We had been retained by the board of directors of this co-op to advise and structure a $20,000,000 underlying mortgage and revolving credit facility for a 21-story, 150-unit, full-service luxury cooperative building with a rooftop pool, full gym, garden and garage located on East End Avenue on the Upper East Side of Manhattan.

At the time of this financing, the borrower’s main focus was to obtain a new, 10-year, fixed-rate, interest-only mortgage with a 3.25% interest rate to replace their old 6.12% mortgage. In addition, this cooperative also required a $2,000,000 unsecured, revolving line of credit in order to provide flexibility to address unforeseen future capital improvements and repairs. The unsecured, revolving credit facility also saved the borrower $56,000 ($2,000,000 x 2.8%) in NYC mortgage recording tax, (compared to the cost of a secured credit facility like a credit line mortgage).

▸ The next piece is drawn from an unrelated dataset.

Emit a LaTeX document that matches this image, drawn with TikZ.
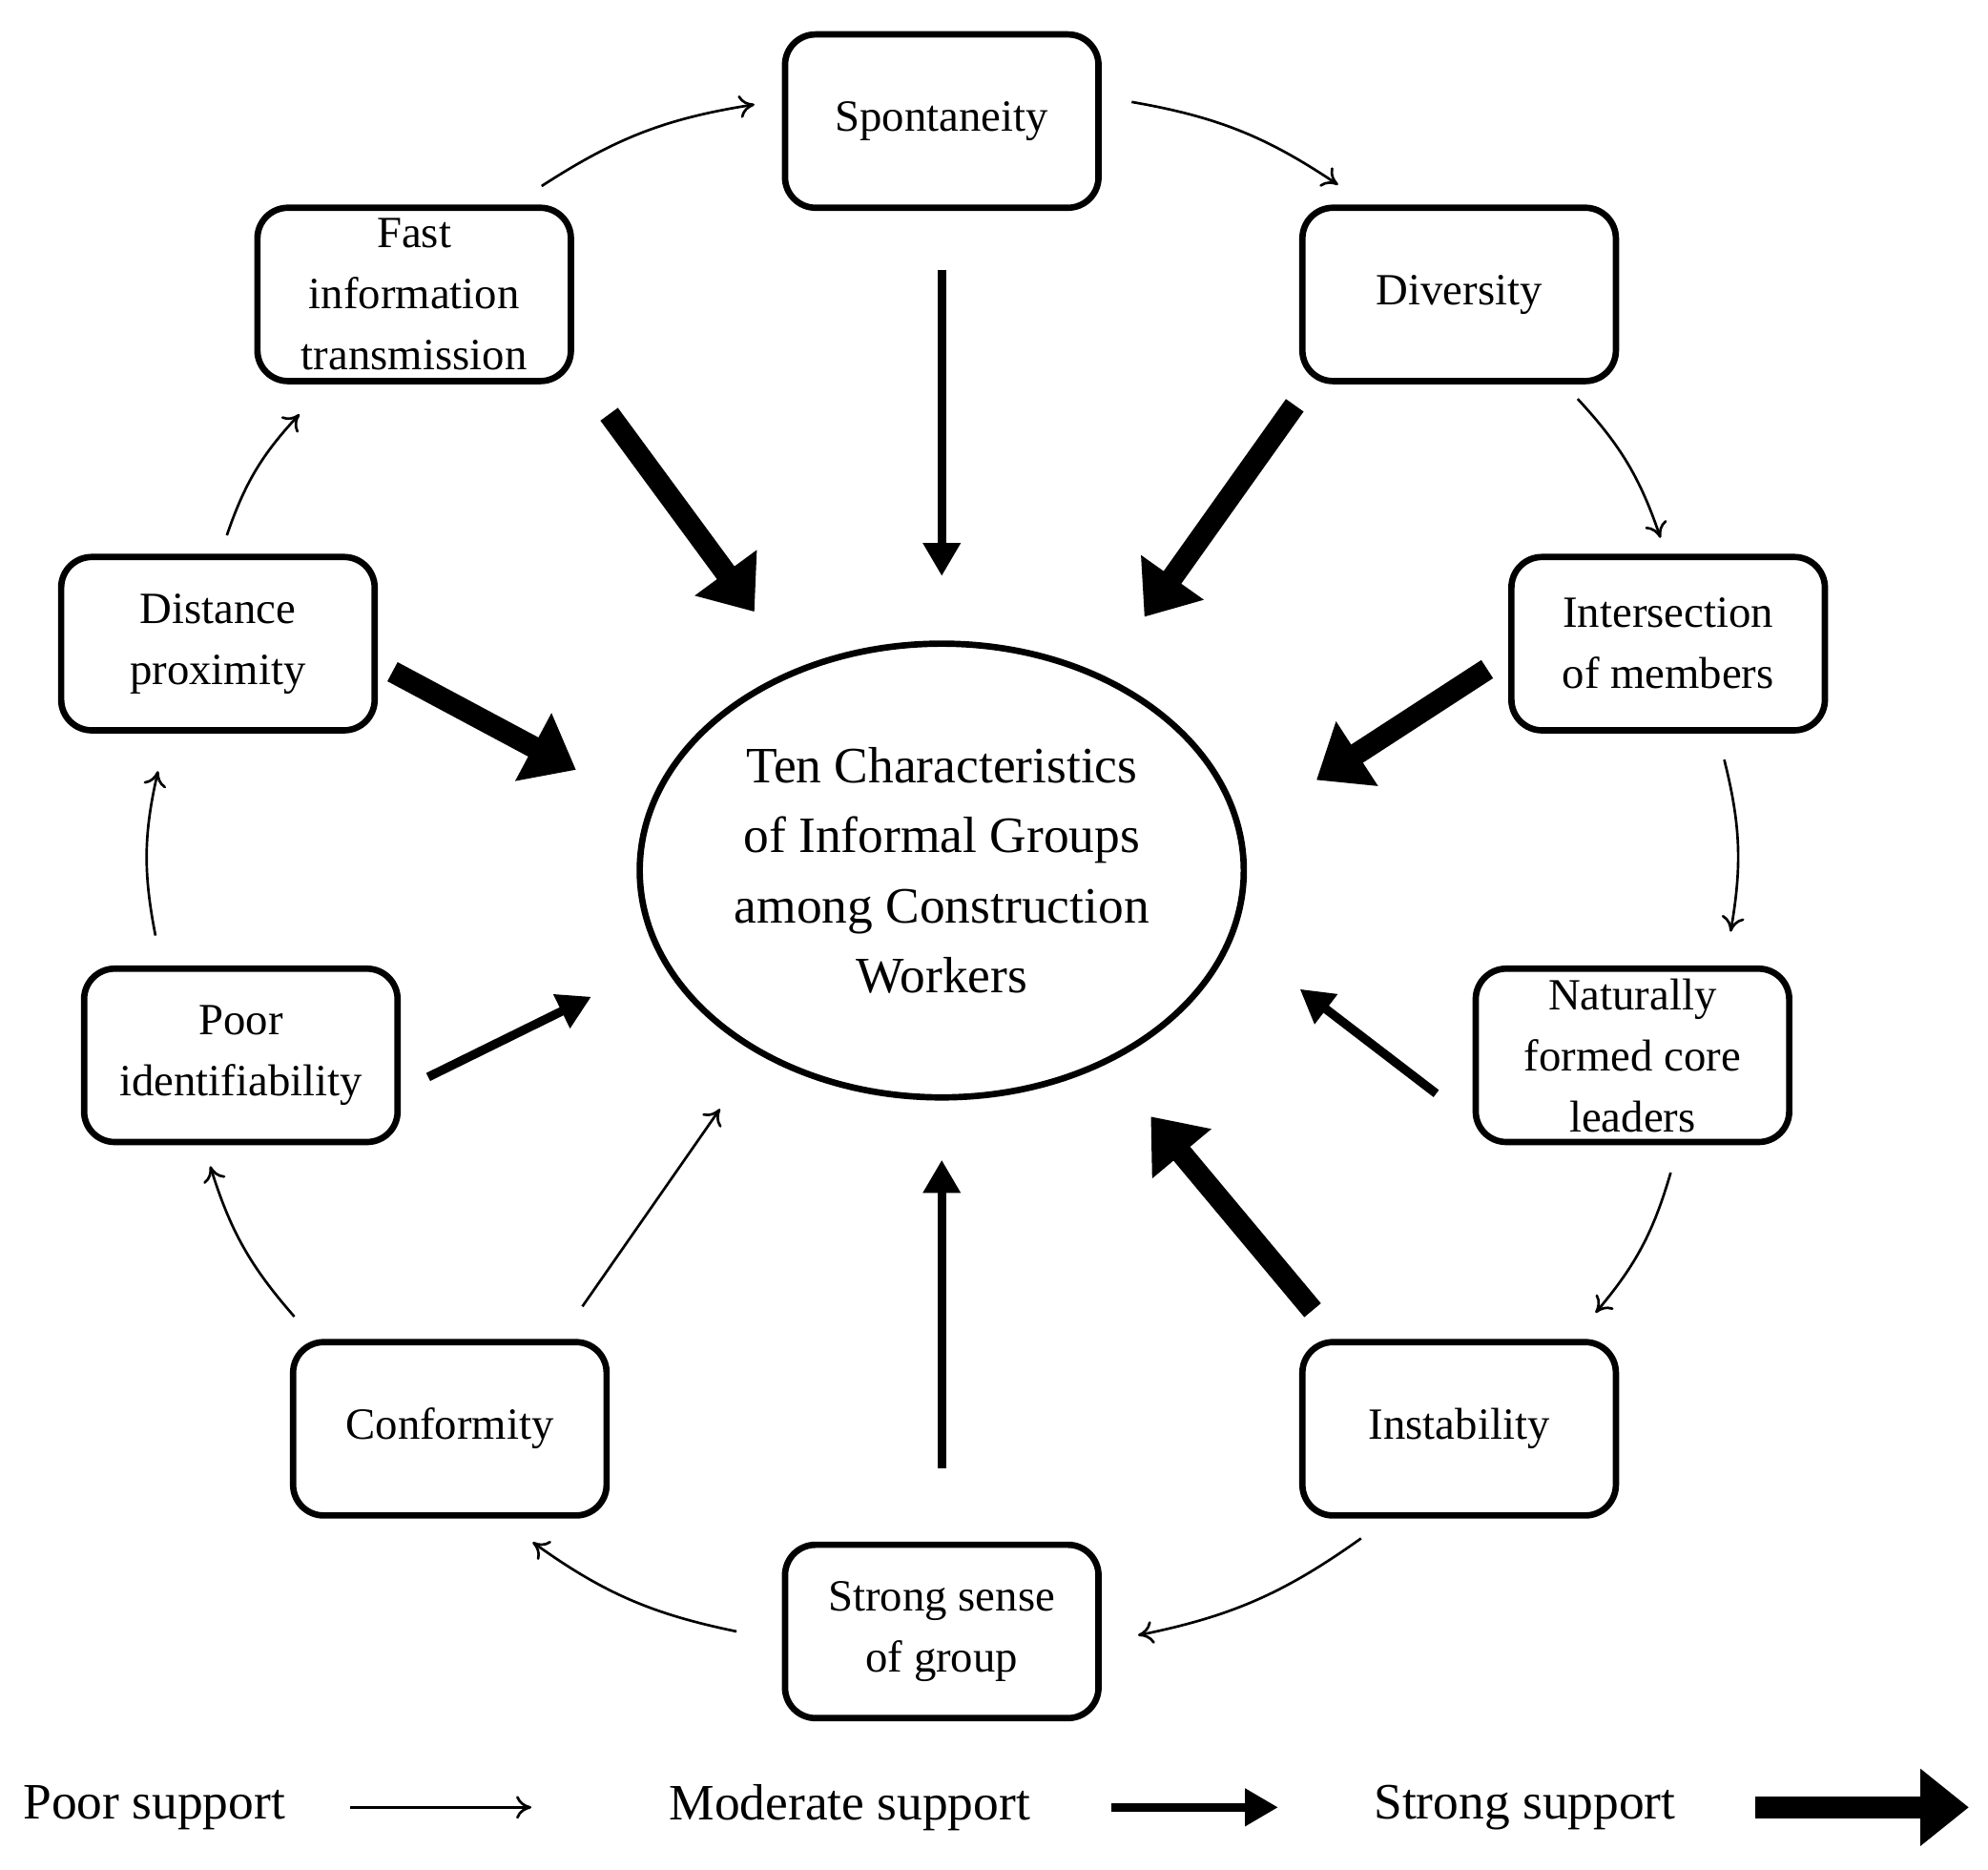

As is often the case, Winter & Company seeks to customize the loan structure to meet the specific needs of each client. In this co-op’s case, two other factors of this financing are worth highlighting: The co-op’s old mortgage had a large yield-maintenance prepayment penalty. For this co-op, a strategy of locking in a new, low rate for their new underlying mortgage, but delaying the closing by six months saved them a considerable amount of money by reducing the cost of the pre-payment penalty on their old mortgage.

This cooperative also wanted to have the ability, should they decide to do so, of being able to utilize surplus cash flow to pay down up to 10% of their remaining principal balance per year without triggering a prepayment penalty. In the event of such principal reduction, their mortgage payments would also be adjusted accordingly going forward. Although this is a highly unusual and non-standard feature in the commercial mortgage marketplace, we were able to successfully negotiate this option for our client. The many post-war, white brick, 60’s-era buildings all over Manhattan’s Upper East Side are notoriously expensive to maintain and this co-op needed to emerge from the financing with ample cash reserves to address their foreseeable capital needs.